It has been a busy week for data cleaning. The data for one project was spread across several different files and formats. It takes a lot of time and patience to reorganize data and it is easy to get lost or spin your wheels at this stage.
To keep things on track I take a modular approach to extracting and aligning data. I divide each step (or small series of steps) into separate queries and then use them to build new queries. The advantage to this approach is that you both document the methodology (business rules, decisions and criteria) and you create opportunities to see how the data is changing with each business rule or criteria you apply. For example,
Table_Data contains all the data records
Query_1 selects a subgroup from Table_Data
Query_2 joins the query_1 subgroup to another data set or new business rule
This becomes very useful if you are challenged on the accuracy or relevance of the data table. Not only can you show how the data was handled but you can also show how the outcomes change as different criteria and business rules are applied. Any changes you make to the queries iterate through the rest and updates the data table as quickly as you can click on it.
When cleaning data I tend to work in SQL (Structured Query Language) . SQL is supported in many different software and database systems. For those who are familiar with SPSS, SQL is similar to the syntax view where you can view the underlying text that describes the actions and sequences that are applied to the data.

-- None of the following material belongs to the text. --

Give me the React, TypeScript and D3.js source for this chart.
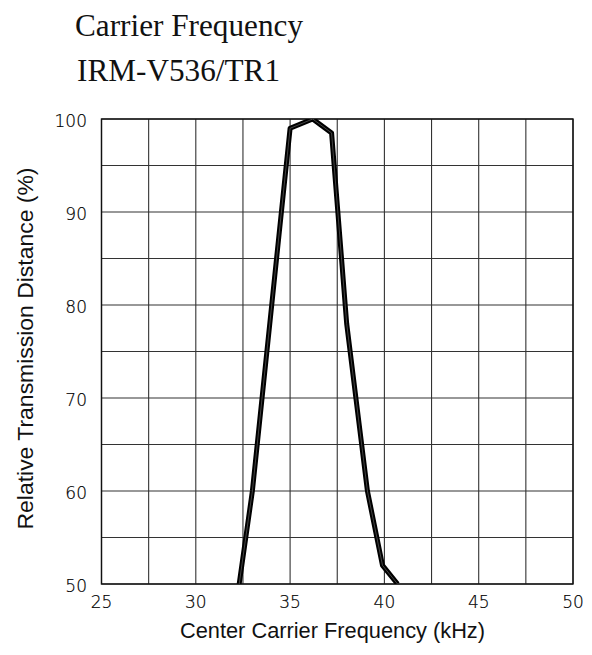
import * as d3 from 'd3';

const xTicks = [25, 30, 35, 40, 45, 50];
const yTicks = [50, 60, 70, 80, 90, 100];
const freq = [32.3, 33.0, 35.0, 36.2, 37.2, 38.0, 39.1, 39.9, 40.7];
const distance = [50, 60, 99, 100, 98.5, 78, 60, 52, 50];

const W = 592;
const H = 655;
const margin = { top: 119, right: 19, bottom: 71, left: 101.5 };

export default function App() {
  const x = d3.scaleLinear().domain([25, 50]).range([margin.left, W - margin.right]);
  const y = d3.scaleLinear().domain([50, 100]).range([H - margin.bottom, margin.top]);

  const gridX = d3.range(25, 50.01, 2.5);
  const gridY = d3.range(50, 100.01, 5);

  const pts: [number, number][] = freq.map((f, i) => [f, distance[i]]);
  const line = d3.line<[number, number]>().x((d) => x(d[0])).y((d) => y(d[1]));
  const path = line(pts) || '';

  const tickFont = "'DejaVu Sans', sans-serif";
  const labelFont = "'Liberation Sans Narrow', 'Liberation Sans', sans-serif";

  return (
    <svg width={W} height={H} style={{ position: 'absolute', left: 0, top: 0, background: '#fff' }}>
      <text x={75} y={36} fontFamily="'Liberation Serif', serif" fontSize={32} fill="#111" textLength={228} lengthAdjust="spacingAndGlyphs">
        Carrier Frequency
      </text>
      <text x={77} y={81} fontFamily="'Liberation Serif', serif" fontSize={32} fill="#111" textLength={203} lengthAdjust="spacingAndGlyphs">
        IRM-V536/TR1
      </text>

      <clipPath id="plot">
        <rect x={x(25)} y={y(100)} width={x(50) - x(25)} height={y(50) - y(100)} />
      </clipPath>

      {gridX.map((v) => (
        <line key={'gx' + v} x1={x(v)} x2={x(v)} y1={y(50)} y2={y(100)} stroke="#333" strokeWidth={1.1} />
      ))}
      {gridY.map((v) => (
        <line key={'gy' + v} x1={x(25)} x2={x(50)} y1={y(v)} y2={y(v)} stroke="#333" strokeWidth={1.1} />
      ))}
      <rect x={x(25)} y={y(100)} width={x(50) - x(25)} height={y(50) - y(100)} fill="none" stroke="#111" strokeWidth={1.4} />

      <g clipPath="url(#plot)">
        <path d={path} fill="none" stroke="#000" strokeWidth={5} strokeLinejoin="round" />
        <path d={path} fill="none" stroke="#555" strokeWidth={0.8} strokeLinejoin="round" />
      </g>

      {yTicks.map((v) => (
        <text key={'yt' + v} x={87} y={y(v) + 8} textAnchor="end" fontFamily={tickFont} fontSize={17} fontWeight={200} fill="#000" stroke="#000" strokeWidth={0.2}>
          {v}
        </text>
      ))}
      {xTicks.map((v) => (
        <text key={'xt' + v} x={x(v)} y={608} textAnchor="middle" fontFamily={tickFont} fontSize={17} fontWeight={200} fill="#000" stroke="#000" strokeWidth={0.2}>
          {v}
        </text>
      ))}

      <text x={332.5} y={638} textAnchor="middle" fontFamily={labelFont} fontSize={22} fill="#111" textLength={305} lengthAdjust="spacingAndGlyphs">
        Center Carrier Frequency  (kHz)
      </text>
      <text transform={`translate(33,348.5) rotate(-90)`} textAnchor="middle" fontFamily={labelFont} fontSize={22} fill="#111" textLength={362} lengthAdjust="spacingAndGlyphs">
        Relative Transmission Distance (%)
      </text>
    </svg>
  );
}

One of the things I needed to do with the this week’s data was to extract a small group of records from 4 different years of assessments (contained in 4 different files). To do this I broke the process down into two steps – extraction and aggregation. First, I created an extraction query for each of the data sets (4). To avoid confusion and accommodate the possibility of aggregating by year, I needed to add a column in each query that would identify the year of the assessment data. Adding a constant (something I hadn’t done before) is handled in a very straight forward way in the selection line:
SELECT location, group, 2006 AS YEAR, testscore_1, testscore_2
I wanted the constant to appear between the group field and the first testscore field. In this example the constant is the year 2006 and the field will be labelled “Year” in the table. A query was also created for years 2007, 2008 and 2009.
With the data from all four assessments contained in 4 queries the next step was to create a new table for the aggregated data. Using “UNION ALL” the records were appended into a single table:
SELECT * FROM qry_Year2006
SELECT * FROM qry_Year2007
SELECT * FROM qry_Year2008
SELECT * FROM qry_Year2009;
In this SQL segment, the * is a wildcard that means “Select all the columns”. It is important to keep in mind that this will only work if all the queries have the same number of columns. It also assumes that the format (column order, data types) are the same in each query.
While this is far from an efficient approach (I can imagine DBA’s and Computer Science students screaming in horror reading this) it saves a lot of time later when requests come in to modify the construction of the table. What it loses in elegance, it gains in documentation and facilitates reviews (and changes) of methodology.